Man Ray (1890–1976) is a peculiar choice for the Yale University Press’s “Jewish Lives” series. Not that he wasn’t Jewish; in fact, his early life followed a traditional course for American Jews of his generation. His parents, Melach Radnitsky from Kiev and Manya from near Minsk, had an arranged marriage and met for the first time on their wedding day, the day Manya arrived on American soil. They settled in Brooklyn, where Emmanuel Radnitsky attended Boys’ High, an excellent school whose alumni rolls later included Norman Mailer, Isaac Asimov, and Aaron Copland. While not particularly observant, the Radnitskys gave Manny a traditional bar mitzvah.
But he was having none of it. “I abhor all biographical facts,” he said later in life, “consider them useless and distracting from one’s accomplishments.” He and his brother urged their parents to anglicize the family name to Ray, and Manny became Man Ray. The upwardly mobile Melach and Manya were more than happy to become Max and Minnie Ray, but they expected the close family relationships typical of Jewish immigrants to persist as their children grew up. His siblings were compliant, but Man Ray withdrew almost totally from the family, apparently seeing such ties as compromising his vital independence as an artist: “To those who ask how I got my name—supposing I had changed my name originally for certain reasons—wouldn’t an explanation nullify the effect I intended to obtain by this change?”

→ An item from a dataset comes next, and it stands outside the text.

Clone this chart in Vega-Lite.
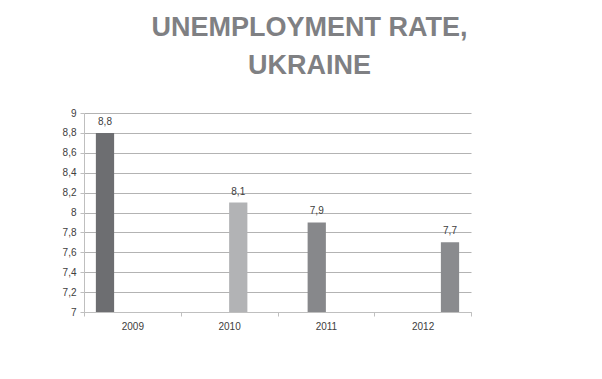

Arthur Lubow documents this process in Man Ray: The Artist and His Shadows, a brief biography like all those in the “Jewish Lives” series. “Like a butterfly who has spread its wings, Man Ray preferred not to acknowledge his caterpillar days,” Lubow writes. One hesitates to classify him as a self-hating Jew, but he certainly avoided any reference to his ethnic origins, not even mentioning them in his “autobiography,” Self Portrait (1963), an impressionistic and totally unreliable document if what one is looking for is facts.